Gather the lines from the material that contain "chart".

▶ Data section
****************************************

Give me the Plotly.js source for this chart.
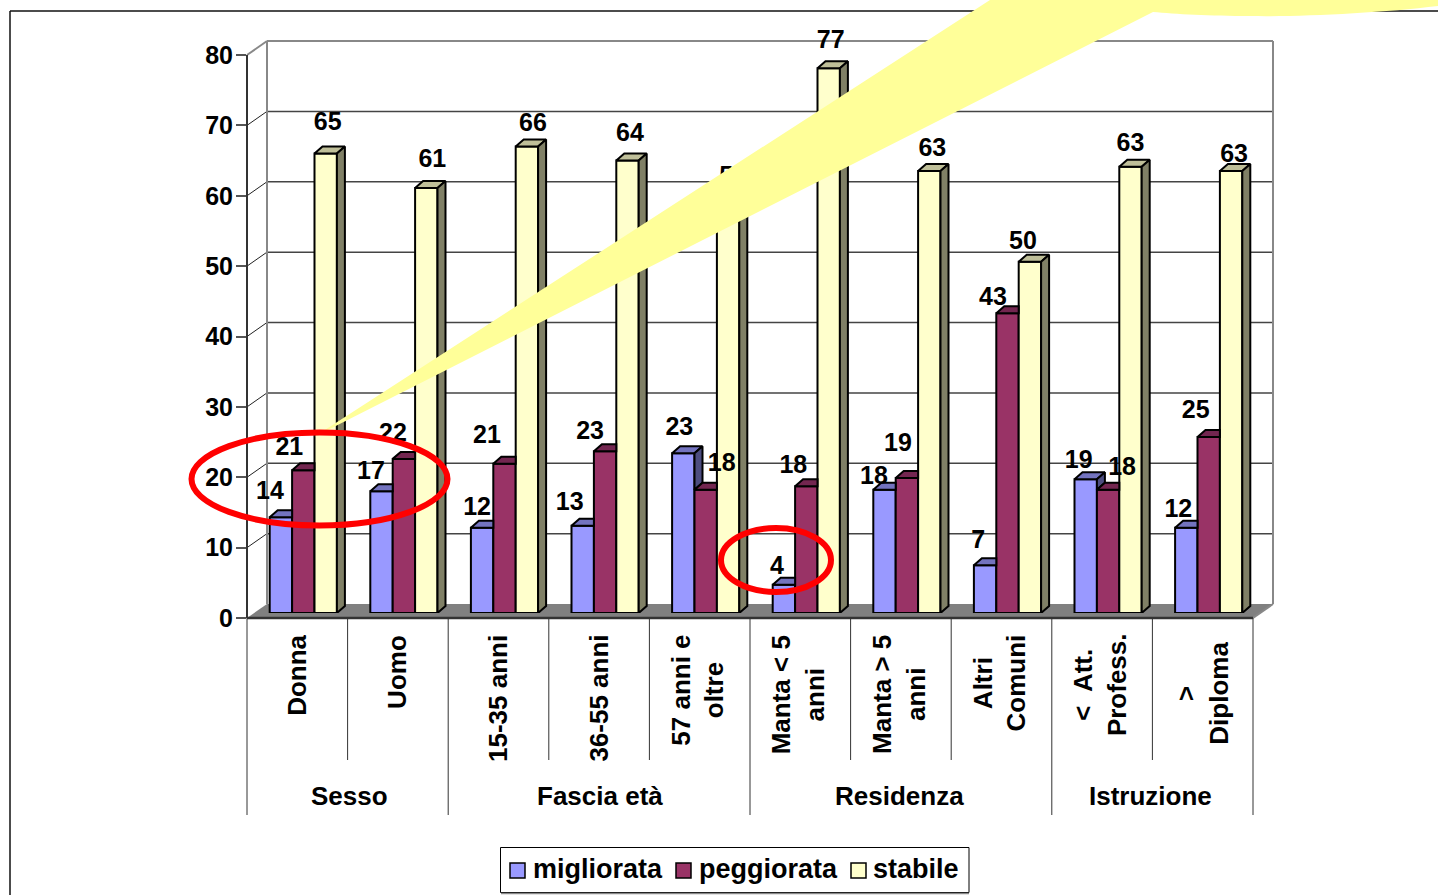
<!DOCTYPE html>
<html><head><meta charset="utf-8">
<script src="https://cdn.plot.ly/plotly-3.0.1.min.js"></script>
<style>html,body{margin:0;padding:0;background:#fff;overflow:hidden}#chart{width:1438px;height:895px}</style>
</head><body><div id="chart"></div>
<script>
// ---- data ----
const categories = ['Donna','Uomo','15-35 anni','36-55 anni','57 anni e<br>oltre','Manta < 5<br>anni','Manta > 5<br>anni','Altri<br>Comuni','<  Att.<br>Profess.','><br>Diploma'];
const groups = ['Sesso','Fascia età','Residenza','Istruzione'];
const groupSizes = [2,3,3,2];
const yTicks = [0,10,20,30,40,50,60,70,80];
const migliorata = [13.6,17.3,12.1,12.4,22.7,4,17.5,6.8,19,12.1];
const peggiorata = [20.3,21.9,21.2,23,17.5,18,19.2,42.6,17.5,25];
const stabile = [65.3,60.4,66.3,64.3,59,77.4,62.8,49.9,63.4,62.8];
const migliorataLabels = [14,17,12,13,23,4,18,7,19,12];
const peggiorataLabels = [21,22,21,23,18,18,19,43,18,25];
const stabileLabels = [65,61,66,64,59,77,63,50,63,63];
// label nudges in pixels relative to the bar's top centre (as placed in the reference)
const migliorataNudgeX = [-11,-10.5,-5,-13,-4,-7,-10.5,-7,-7,-8];
const migliorataNudgeY = [28,22,23,25,28,21,16,27,21,21];
const peggiorataNudgeX = [-14,-11,-17.5,-15,16,-13,-9,-14.5,14,-13];
const peggiorataNudgeY = [25,28,31,22,29,23,37,18,25,29];
const stabileNudgeX = [2,6,6,2.5,5,2,3,-7,0,3];
const stabileNudgeY = [33,31,25,29,24,30,25,23,26,19];
const categoryNudgeX = [-1,-1,-1,-1,-2.5,-2.5,-2.5,-2.5,-2.5,-0.5];
const categoryNudgeY = [1,1,1,1,1,1,1,1,-1,8];
const groupNudgeX = [1.5,1,-1.5,-1.5];

// ---- geometry ----
const W=1438,H=895, CAT=100.6, UNIT=7.0375;
const Y_MAX=86;
const PLOT_L=253, PLOT_R=1259, PLOT_B=613, PLOT_T=PLOT_B-Y_MAX*UNIT;
const FRONT_L=247, FRONT_R=1253, FRONT_B=618, FRONT_T=55, BACK_DX=20, BACK_DY=14;
const GAP=0.332, BW=(1-GAP)/3, DX=8/CAT, DY=7/UNIT, LABEL_LIFT=-3.5;
const px=x=>x/W, py=y=>1-y/H;
const FONT='"Liberation Sans", Arial, sans-serif';
const idx=categories.map((_,i)=>i);

const series=[
 {name:'migliorata',v:migliorata,lab:migliorataLabels,nx:migliorataNudgeX,ny:migliorataNudgeY,front:'#9999FF',topc:'#7373BF',side:'#4D4D80',off:-BW,next:peggiorata,legX:510,legT:533},
 {name:'peggiorata',v:peggiorata,lab:peggiorataLabels,nx:peggiorataNudgeX,ny:peggiorataNudgeY,front:'#993366',topc:'#732650',side:'#4D1A33',off:0,next:stabile,legX:676,legT:699},
 {name:'stabile',v:stabile,lab:stabileLabels,nx:stabileNudgeX,ny:stabileNudgeY,front:'#FFFFCC',topc:'#BFBF99',side:'#808066',off:BW,next:null,legX:851,legT:873}
];

const traces=[];
series.forEach(s=>{
 traces.push({type:'bar',name:s.name,x:idx,y:s.v,showlegend:false,marker:{color:s.front,line:{color:'#000',width:2}},hoverinfo:'x+y+name'});
});
series.forEach(s=>{
 const tx=[],ty=[],sx=[],sy=[];
 s.v.forEach((v,i)=>{
  const xl=i+s.off-BW/2,xr=i+s.off+BW/2;
  const nv=s.next?s.next[i]:0;
  if(nv>=v && s.next){
   tx.push(xl,xl+DX,xr,xr,xl,null); ty.push(v,v+DY,v+DY,v,v,null);
  }else{
   tx.push(xl,xl+DX,xr+DX,xr,xl,null); ty.push(v,v+DY,v+DY,v,v,null);
   sx.push(xr,xr,xr+DX,xr+DX,xr,null); sy.push(nv,v,v+DY,nv+DY,nv,null);
  }
 });
 const poly=(x,y,c)=>({type:'scatter',mode:'lines',x,y,fill:'toself',fillcolor:c,line:{color:'#000',width:2},showlegend:false,hoverinfo:'skip',cliponaxis:false,connectgaps:false});
 traces.push(poly(tx,ty,s.topc));
 if(sx.length) traces.push(poly(sx,sy,s.side));
});
series.forEach(s=>{
 traces.push({type:'scatter',mode:'text',showlegend:false,hoverinfo:'skip',cliponaxis:false,
  x:s.v.map((v,i)=>i+s.off+s.nx[i]/CAT),
  y:s.v.map((v,i)=>v+(s.ny[i]+LABEL_LIFT)/UNIT),
  text:s.lab.map(String),textposition:'middle center',
  textfont:{family:FONT,size:25,color:'#000',weight:700}});
});

// ---- decoration (walls, floor, frame, callout) ----
const line=(x0,y0,x1,y1,color,width,layer)=>({type:'line',xref:'paper',yref:'paper',x0:px(x0),y0:py(y0),x1:px(x1),y1:py(y1),line:{color,width},layer:layer||'below'});
const shapes=[];
const pth=pts=>'M '+pts.map(p=>px(p[0]).toFixed(5)+' '+py(p[1]).toFixed(5)).join(' L ')+' Z';
const rect=(x0,y0,x1,y1,fill,lc,lw)=>({type:'rect',xref:'paper',yref:'paper',x0:px(x0),y0:py(y1),x1:px(x1),y1:py(y0),fillcolor:fill,line:{color:lc,width:lw},layer:'below'});
// outer frame
shapes.push(line(10,895,10,11,'#111',1.5), line(10,11,1438,11,'#111',1.5));
// floor
shapes.push({type:'path',xref:'paper',yref:'paper',path:pth([[FRONT_L,FRONT_B],[FRONT_L+BACK_DX,FRONT_B-BACK_DY],[FRONT_R+BACK_DX,FRONT_B-BACK_DY],[FRONT_R,FRONT_B]]),fillcolor:'#808080',line:{width:0},layer:'below'});
// gridlines on back wall and side wall
yTicks.forEach(t=>{
 const yf=FRONT_B-t*UNIT, yb=yf-BACK_DY;
 if(t>0&&t<80){
  shapes.push(line(FRONT_L+BACK_DX,yb,FRONT_R+BACK_DX,yb,'#444',1.5));
  shapes.push(line(FRONT_L,yf,FRONT_L+BACK_DX,yb,'#222',1));
 }
});
const wallTop=FRONT_T-BACK_DY;
shapes.push(line(FRONT_L,FRONT_T,FRONT_L+BACK_DX,wallTop,'#888',2));
shapes.push(line(FRONT_L+BACK_DX,wallTop,FRONT_R+BACK_DX,wallTop,'#888',2));
shapes.push(line(FRONT_L+BACK_DX,wallTop,FRONT_L+BACK_DX,FRONT_B-BACK_DY,'#888',2));
shapes.push(line(FRONT_R+BACK_DX,wallTop,FRONT_R+BACK_DX,FRONT_B-BACK_DY,'#888',2));
shapes.push(line(FRONT_R,FRONT_B,FRONT_R+BACK_DX,FRONT_B-BACK_DY,'#888',2));
shapes.push(line(FRONT_L,FRONT_B,FRONT_R,FRONT_B,'#333',2.5));
// category separators
let acc=0; const groupStarts=[];
groupSizes.forEach(n=>{groupStarts.push(acc);acc+=n;});
for(let k=0;k<=categories.length;k++){
 const long=k===categories.length||groupStarts.includes(k);
 const x=FRONT_L+k*CAT;
 shapes.push(line(x,FRONT_B,x,long?815:760,'#333',1));
}
// legend box and swatches
shapes.push(rect(500.5,847.5,969,892.5,'#fff','#000',1));
shapes.push(line(501,893.5,969,893.5,'#888',1.5));
series.forEach(s=>shapes.push(rect(s.legX,863,s.legX+15,878,s.front,'#000',1.5)));
// callout beam
shapes.push({type:'path',xref:'paper',yref:'paper',layer:'above',line:{width:0},fillcolor:'#FFFF99',
 path:'M '+px(314)+' '+py(437)+' L '+px(990)+' '+py(0)+' L '+px(1438)+' '+py(0)+' L '+px(1438)+' '+py(6)+
 ' C '+px(1380)+' '+py(13)+' '+px(1300)+' '+py(17)+' '+px(1250)+' '+py(16)+' C '+px(1210)+' '+py(16)+' '+px(1175)+' '+py(14)+' '+px(1153)+' '+py(12)+' Z'});
// red ellipses
const ell=(cx,cy,rx,ry)=>({type:'circle',xref:'paper',yref:'paper',layer:'above',x0:px(cx-rx),x1:px(cx+rx),y0:py(cy+ry),y1:py(cy-ry),line:{color:'#FF0000',width:6},fillcolor:'rgba(0,0,0,0)'});
shapes.push(ell(319.5,479,128,46.5), ell(776,560,55,32));

// ---- category text ----
const annos=[];
categories.forEach((c,i)=>{
 annos.push({xref:'paper',yref:'paper',x:px(FRONT_L+CAT*(i+.5)+categoryNudgeX[i]),y:py(632+categoryNudgeY[i]),xanchor:'center',yanchor:'top',showarrow:false,text:c,textangle:-90,align:'center',
  font:{family:FONT,size:26,color:'#000',weight:700}});
});
groups.forEach((g,j)=>{
 annos.push({xref:'paper',yref:'paper',x:px(FRONT_L+CAT*(groupStarts[j]+groupSizes[j]/2)+groupNudgeX[j]),y:py(796),xanchor:'center',yanchor:'middle',showarrow:false,text:g,
  font:{family:FONT,size:26,color:'#000',weight:700}});
});
series.forEach(s=>{
 annos.push({xref:'paper',yref:'paper',x:px(s.legT),y:py(869),xanchor:'left',yanchor:'middle',showarrow:false,text:s.name,xshift:-1,borderpad:0,
  font:{family:FONT,size:27,color:'#000',weight:700}});
});

const layout={
 width:W,height:H,margin:{l:0,r:0,t:0,b:0,autoexpand:false},paper_bgcolor:'#fff',plot_bgcolor:'rgba(0,0,0,0)',
 barmode:'group',bargap:GAP,bargroupgap:0,
 xaxis:{domain:[px(PLOT_L),px(PLOT_R)],range:[-0.5,9.5],visible:false,fixedrange:true},
 yaxis:{domain:[py(PLOT_B),py(PLOT_T)],range:[0,Y_MAX],visible:false,fixedrange:true},
 yaxis2:{domain:[py(FRONT_B),py(FRONT_T)],range:[0,80],anchor:'free',position:px(FRONT_L),side:'left',
  tickmode:'array',tickvals:yTicks,ticktext:yTicks.map(String),ticks:'outside',ticklen:10,tickwidth:1.5,tickcolor:'#555',
  showline:true,linecolor:'#333',linewidth:2,showgrid:false,zeroline:false,ticklabelstandoff:-2,
  tickfont:{family:FONT,size:25,color:'#000',weight:700},fixedrange:true},
 showlegend:false,
 shapes,annotations:annos
};
traces.push({type:'scatter',x:[0],y:[0],yaxis:'y2',mode:'none',showlegend:false,hoverinfo:'skip'});
Plotly.newPlot('chart',traces,layout,{displayModeBar:false});
</script></body></html>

****************************************

▶ Task solution
Give me the Plotly.js source for this chart.
<style>html,body{margin:0;padding:0;background:#fff;overflow:hidden}#chart{width:1438px;height:895px}</style>
</head><body><div id="chart"></div>
Plotly.newPlot('chart',traces,layout,{displayModeBar:false});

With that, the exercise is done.